Roll on

Skating toward a massacre
By ELIZABETH FLOCK  |  March 5, 2008

080308_derbuydames-Mian

Space suits, pink leotards, and townie wear. Add roller skates and a scowl, and you have a Boston Derby Dame. More than 50 women skate for the three teams that make up the Dames’ local league — teams gleefully known as the Cosmonaughties, the Nutcrackers, and the Wicked Pissahs — all wearing uniforms as sassy as their attitudes.

Roller derby is not a complicated sport. Teams race around an indoor track on old-style quad (not inline) skates, pushing, shoving, and hitting one another along the way in full-bore attempts to lap the competition. A DJ spins, the women collide, and a crowd of more than 1000 cheers, boos, and catcalls. It’s pure spectacle.

But this is not the sport your mother grew up with.

Roller derby is enjoying something of a renaissance after being saddled with a bad rep as a “fake sport,” à la professional wrestling, back in the ’70s, when it was first broadcast on prime-time television. In those days, there were lots of thrills and physical contact, though the emphasis was on story lines, and winners were often predetermined.

“It’s different now,” says Cosmonaughtie Claire D. Way. “We’re athletes. We take risks and put our bodies in the way of real harm.”

Since 2001, the sport has been revived in a grassroots fashion by small, independent, player-owned-and-operated all-female leagues. Approximately 48 local leagues now operate under the umbrella of the nonprofit Women’s Flat Track Derby Association (WFTDA), formed in 2004. And the sport is still growing. When the Dames launched their first season two years ago, they had just 10 players.

Each Dame has her own cheeky rink name — everything from Pussy Venom to Tootsie Pop — and corresponding persona, awarded by the league once she’s proven her abilities and dedication. “Receiving your name is a real rite of passage for a player,” Dame Eva McCloskey, a/k/a Evilicious, a member of the townie-inspired Wicked Pissahs, tells the Phoenix in a throaty voice. (She’s currently at home with 30 stitches in her face and a nose broken in four places, souvenirs of her last competition.) “It means you’ve solidified your membership in the league.”

The Dames practice four times a week and do their own fundraising. A standard bout, or competition, involves 60 minutes of fervent, full-contact play, controlled by referees who enforce a stringent, if minimal, set of rules. One of them: no biting. Still, that doesn’t prohibit grinding a player from New York City’s Bronx Gridlock into the floor.

Which is exactly what the Derby Dames’ all-star travel team, the Boston Massacre, intends to do at the upcoming double-header national competition this Saturday.

“This is a big game for us because of the tradition of rivalry between Boston and New York,” explains Evilicious.

The Massacre will don military tank tops and ruffled bottoms for the bout, bellowing their battle cry, “Pack up if by land, check block if by sea!”

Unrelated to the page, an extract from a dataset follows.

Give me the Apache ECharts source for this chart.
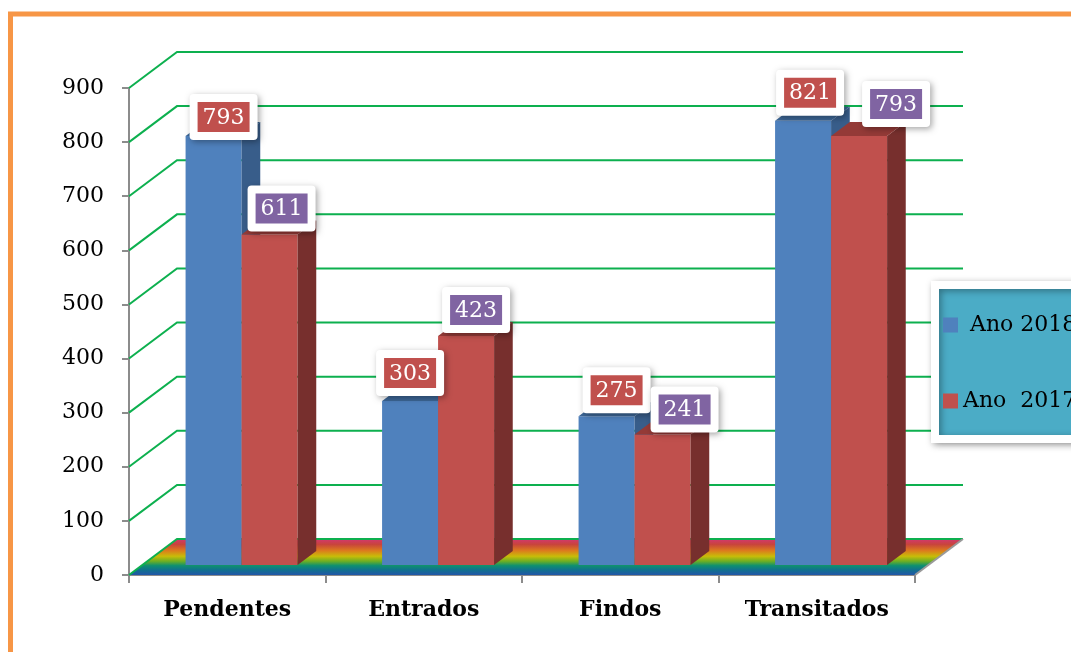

This past season, the Dames’ all-stars annihilated more than a few teams to finish 14th in the nation and eighth in the Eastern region in the WFTDA standings. Their last bout was attended by more than 1600 frenzied fans.

“The skill level will be top notch, higher than we’ve seen all season,” says Massacre captain Way. “Players from all three teams will unite to pick on the girls from Gridlock.”